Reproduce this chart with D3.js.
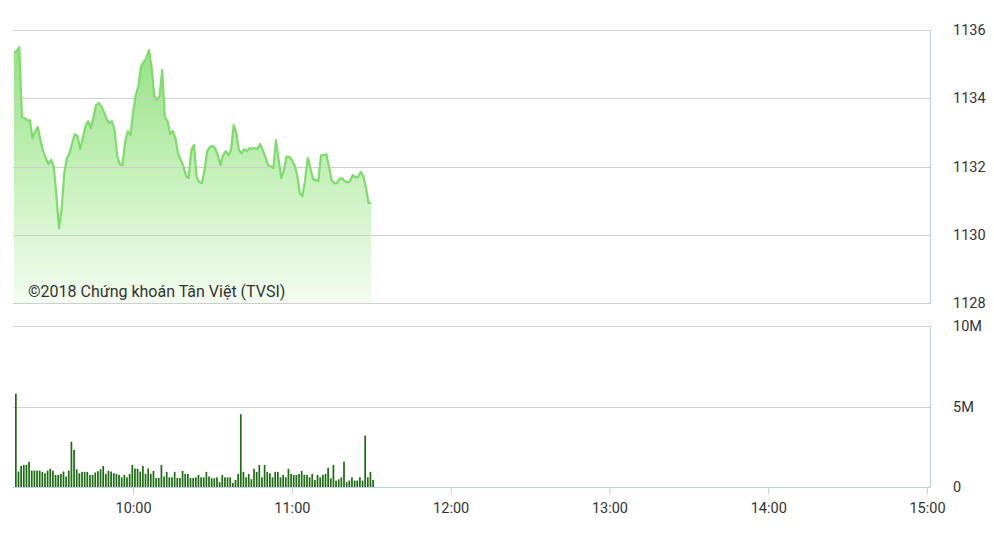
<!DOCTYPE html>
<html>
<head>
<meta charset="utf-8">
<script src="https://cdn.jsdelivr.net/npm/d3@7"></script>
<style>
  html, body { margin: 0; padding: 0; background: #ffffff; }
  svg { display: block; font-family: Roboto, "Noto Sans", sans-serif; }
</style>
</head>
<body>
<svg id="chart" width="994" height="558"></svg>
<script>
// ---------------- DATA ----------------
const sessionStart = "09:15";          // first minute of the session
const sessionEnd = "15:00";
const priceTicks = [1128, 1130, 1132, 1134, 1136];
const volumeTicks = [0, 5, 10];          // millions
const volumeTickLabels = ["0", "5M", "10M"];
const timeTickLabels = ["10:00", "11:00", "12:00", "13:00", "14:00", "15:00"];
const watermark = "©2018 Chứng khoán Tân Việt (TVSI)";

// index price, one value per minute from 09:15
const prices = [
  1135.35, 1135.38, 1135.50, 1133.45, 1133.42, 1133.36, 1133.35, 1132.83, 1133.01, 1133.16,
  1132.77, 1132.45, 1132.25, 1132.07, 1132.19, 1132.01, 1131.16, 1130.19, 1130.75, 1131.81,
  1132.25, 1132.39, 1132.69, 1132.95, 1132.89, 1132.51, 1132.83, 1133.18, 1133.33, 1133.13,
  1133.42, 1133.80, 1133.86, 1133.77, 1133.60, 1133.39, 1133.27, 1133.33, 1133.07, 1132.30,
  1132.07, 1132.04, 1132.72, 1133.04, 1132.92, 1133.57, 1134.09, 1134.36, 1134.94, 1135.06,
  1135.18, 1135.41, 1134.91, 1134.06, 1133.95, 1134.06, 1134.83, 1133.45, 1133.33, 1132.95,
  1133.04, 1132.83, 1132.36, 1132.19, 1132.01, 1131.72, 1131.66, 1132.48, 1132.63, 1131.69,
  1131.54, 1131.51, 1131.89, 1132.45, 1132.57, 1132.60, 1132.54, 1132.33, 1132.04, 1132.33,
  1132.45, 1132.33, 1132.48, 1133.21, 1132.98, 1132.48, 1132.39, 1132.51, 1132.45, 1132.54,
  1132.51, 1132.54, 1132.51, 1132.66, 1132.48, 1132.28, 1132.04, 1132.01, 1131.95, 1132.77,
  1132.19, 1131.66, 1131.89, 1132.30, 1132.28, 1132.19, 1132.04, 1131.75, 1131.22, 1131.13,
  1131.60, 1132.25, 1131.95, 1131.63, 1131.60, 1131.57, 1132.33, 1132.33, 1132.36, 1132.01,
  1131.60, 1131.51, 1131.51, 1131.63, 1131.66, 1131.57, 1131.54, 1131.57, 1131.75, 1131.69,
  1131.69, 1131.84, 1131.72, 1131.37, 1130.93, 1130.93
];

// volume in millions, one bar per minute from 09:15
const volumes = [
  5.8, 0.96, 1.31, 1.37, 1.37, 1.56, 1.02, 1.02, 1.02, 1.02,
  0.94, 0.85, 1.02, 1.13, 1.02, 0.75, 0.75, 0.81, 0.96, 0.65,
  1.02, 2.81, 2.31, 1.10, 0.85, 0.94, 0.94, 0.94, 0.75, 0.75,
  0.90, 0.98, 1.10, 1.31, 0.81, 1.00, 0.96, 0.85, 0.81, 0.75,
  0.60, 0.75, 0.60, 0.81, 1.37, 1.15, 1.13, 0.96, 1.31, 0.81,
  1.15, 0.81, 1.00, 0.56, 0.56, 1.37, 0.65, 0.94, 0.60, 0.60,
  0.94, 0.56, 0.56, 1.00, 0.81, 0.81, 0.56, 0.56, 0.60, 0.75,
  0.60, 0.60, 0.94, 0.65, 0.54, 0.54, 0.60, 0.30, 0.75, 0.60,
  0.60, 0.60, 0.25, 0.44, 0.81, 4.52, 0.94, 0.60, 0.81, 0.48,
  1.13, 0.94, 1.37, 0.60, 1.37, 0.94, 0.85, 0.60, 0.94, 0.94,
  0.60, 0.75, 0.60, 1.13, 0.81, 0.75, 0.75, 0.81, 1.00, 0.75,
  0.75, 0.60, 0.81, 0.44, 0.75, 0.60, 0.75, 0.81, 1.19, 0.54,
  1.37, 0.40, 0.48, 0.60, 1.58, 0.30, 0.40, 0.60, 0.40, 0.40,
  0.60, 0.40, 3.19, 0.60, 0.94, 0.44
];

// ---------------- CHART ----------------
const parse = d3.timeParse("%H:%M");
const t0 = parse(sessionStart);
const t1 = parse(sessionEnd);
const minuteTime = i => d3.timeMinute.offset(t0, i);

const priceData = prices.map((v, i) => ({ t: minuteTime(i), v }));
const volData = volumes.map((v, i) => ({ t: minuteTime(i), v }));

const svg = d3.select("#chart");
const left = 13, right = 930, xEnd = 927;
const pTop = 30, pBottom = 303;
const vTop = 326, vBottom = 487;

const x = d3.scaleTime().domain([t0, t1]).range([left + 1, xEnd]);
const yP = d3.scaleLinear().domain([1128, 1136]).range([pBottom, pTop]);
const yV = d3.scaleLinear().domain([0, 10]).range([vBottom, vTop]);

const gridColor = "#cfcfcf";
const frameColor = "#bfcedd";
const textColor = "#333333";

// gradient for the price area
const defs = svg.append("defs");
const grad = defs.append("linearGradient")
  .attr("id", "pgrad").attr("gradientUnits", "userSpaceOnUse")
  .attr("x1", 0).attr("x2", 0).attr("y1", pTop).attr("y2", pBottom);
grad.append("stop").attr("offset", "0%").attr("stop-color", "#8fe07c");
grad.append("stop").attr("offset", "55%").attr("stop-color", "#c8f1bd");
grad.append("stop").attr("offset", "100%").attr("stop-color", "#f3fcf0");

// price area
const area = d3.area().x(d => x(d.t)).y0(pBottom).y1(d => yP(d.v));
svg.append("path").datum(priceData).attr("d", area).attr("fill", "url(#pgrad)");

// price gridlines
svg.append("g").selectAll("line").data(priceTicks).join("line")
  .attr("x1", left).attr("x2", right)
  .attr("y1", d => Math.round(yP(d)) + 0.5).attr("y2", d => Math.round(yP(d)) + 0.5)
  .attr("stroke", gridColor).attr("stroke-width", 1);
// right frame of price panel
svg.append("line").attr("x1", right + 0.5).attr("x2", right + 0.5)
  .attr("y1", pTop).attr("y2", pBottom + 1).attr("stroke", frameColor);

// price line
const line = d3.line().x(d => x(d.t)).y(d => yP(d.v));
svg.append("path").datum(priceData).attr("d", line)
  .attr("fill", "none").attr("stroke", "#7ddd6b").attr("stroke-width", 2.2)
  .attr("stroke-linejoin", "round");

// watermark
svg.append("text").attr("x", 28).attr("y", 297)
  .attr("font-size", 16).attr("fill", textColor).text(watermark);

// price axis labels
const yAxisP = d3.axisRight(yP).tickValues(priceTicks).tickSize(0).tickPadding(23).tickFormat(d3.format("d"));
const gP = svg.append("g").attr("transform", `translate(${right},0)`).call(yAxisP);
gP.select(".domain").remove();
gP.selectAll("text").attr("font-size", 14.5).attr("fill", textColor).attr("font-family", "Roboto, sans-serif");

// volume gridlines
svg.append("g").selectAll("line").data(volumeTicks.filter(d => d > 0)).join("line")
  .attr("x1", left).attr("x2", right)
  .attr("y1", d => Math.round(yV(d)) + 0.5).attr("y2", d => Math.round(yV(d)) + 0.5)
  .attr("stroke", gridColor).attr("stroke-width", 1);
svg.append("line").attr("x1", right + 0.5).attr("x2", right + 0.5)
  .attr("y1", vTop).attr("y2", vBottom).attr("stroke", frameColor);

// volume bars
svg.append("g").selectAll("rect").data(volData).join("rect")
  .attr("x", d => x(d.t) + 1)
  .attr("width", 1.7)
  .attr("y", d => yV(d.v))
  .attr("height", d => vBottom - yV(d.v))
  .attr("fill", "#1d6b12");

// volume axis labels
const yAxisV = d3.axisRight(yV).tickValues(volumeTicks).tickSize(0).tickPadding(23)
  .tickFormat((d, i) => volumeTickLabels[i]);
const gV = svg.append("g").attr("transform", `translate(${right},0)`).call(yAxisV);
gV.select(".domain").remove();
gV.selectAll("text").attr("font-size", 14.5).attr("fill", textColor).attr("font-family", "Roboto, sans-serif");

// time axis
const tickTimes = timeTickLabels.map(parse);
const xAxis = d3.axisBottom(x).tickValues(tickTimes).tickSize(7).tickPadding(9)
  .tickFormat((d, i) => timeTickLabels[i]);
const gX = svg.append("g").attr("transform", `translate(0,${vBottom})`).call(xAxis);
gX.select(".domain").attr("d", `M${left},0.5H${right + 1}`).attr("stroke", frameColor);
gX.selectAll(".tick line").attr("stroke", frameColor);
gX.selectAll("text").attr("font-size", 14.5).attr("fill", textColor).attr("font-family", "Roboto, sans-serif");
</script>
</body>
</html>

********

> _Description of the task_
Give again, word for word, every line from the top of the data through the line with "Chứng khoán Tân", both ends included, and exclude the pictures.

> _Result below_
Reproduce this chart with D3.js.
<!DOCTYPE html>
<html>
<head>
<meta charset="utf-8">
<script src="https://cdn.jsdelivr.net/npm/d3@7"></script>
<style>
  html, body { margin: 0; padding: 0; background: #ffffff; }
  svg { display: block; font-family: Roboto, "Noto Sans", sans-serif; }
</style>
</head>
<body>
<svg id="chart" width="994" height="558"></svg>
<script>
// ---------------- DATA ----------------
const sessionStart = "09:15";          // first minute of the session
const sessionEnd = "15:00";
const priceTicks = [1128, 1130, 1132, 1134, 1136];
const volumeTicks = [0, 5, 10];          // millions
const volumeTickLabels = ["0", "5M", "10M"];
const timeTickLabels = ["10:00", "11:00", "12:00", "13:00", "14:00", "15:00"];
const watermark = "©2018 Chứng khoán Tân Việt (TVSI)";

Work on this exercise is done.